Dearest
Hannah
Day 31 of
writing to you and today is just another day now of what I hope will be
hundreds of letters to you.
I don’t feel
like today is a letter that is full of joy and happiness. We both have had days
where we have struggled in one way or another.
I could sit
here and mention all that has been going on but let’s be honest, I have
mentioned both parts of what has been going on for the last two letters and I don’t
want to be repetitive and constantly writing in the negative.
It is hard
though.
We both need
just the presence of each other. Not to really do more than have the other one
near.
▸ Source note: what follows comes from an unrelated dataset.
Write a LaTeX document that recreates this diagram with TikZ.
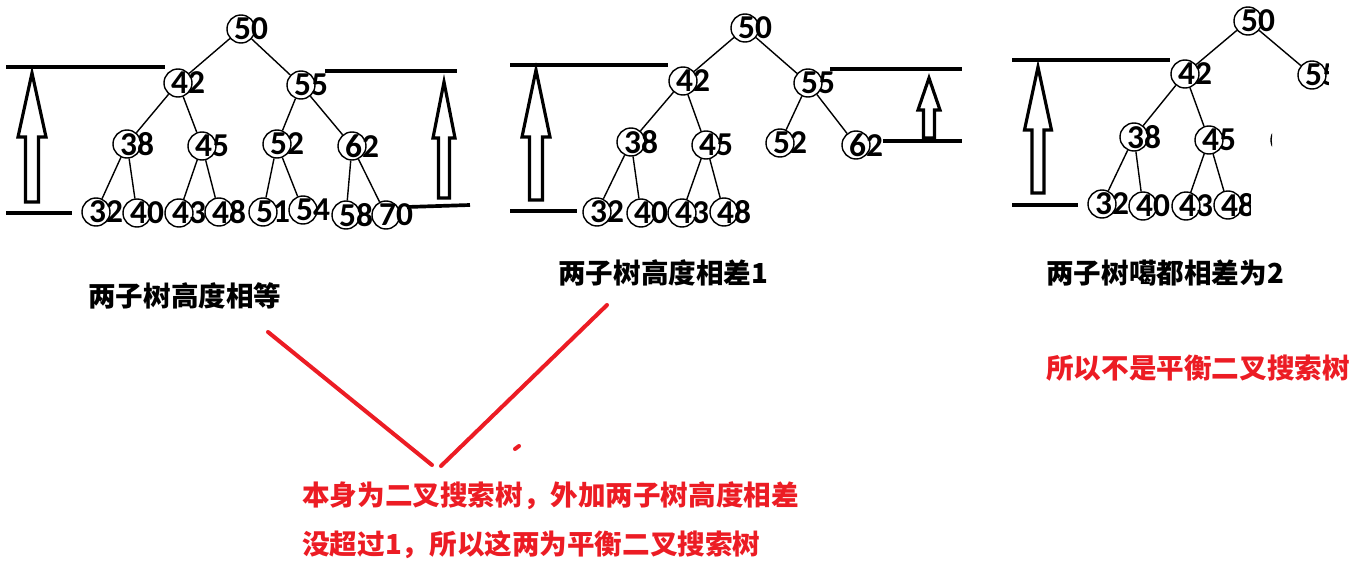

We are both more than capable to do the things that we are doing despite
the hard aspect but it would be more of a comfort that you have your person by
your side.
Instead of
listing it all I do want to be a little more positive.
You are an
amazingly strong mum. You do so much for your children and with that try to
give them so many good opportunities or positive reinforcements that are for
rewards as well as treat that are not related to the discipline or things
withdrawn but the parenting battle endures.
I see so much
good and I wouldn’t want you in the role of mum for my boys if I didn’t think
so. My boys adore you and are always talking about you; that wouldn’t happen if
they didn’t like you. The fact that you are Hanny says it all. For them, they
need stability and wouldn’t make the choice to call you a combination of Hannah
and Mummy if you didn’t deserve that role!
You are wonderful
and caring as a partner and you try so hard with me and I love you for that.
You understand
me in the moments when most people wouldn’t and you can actually see the side
of me that I believe is there that many seem to miss.
You make
loving you so easy because of the way you love me.
It is only 5
more sleeps until we are together again and at this very moment in time it can’t
come soon enough. I have no care now if it is my birthday or not. All I want is
to be with the woman that I love, the woman who I want to spend the rest of my
life with and the woman who is my person!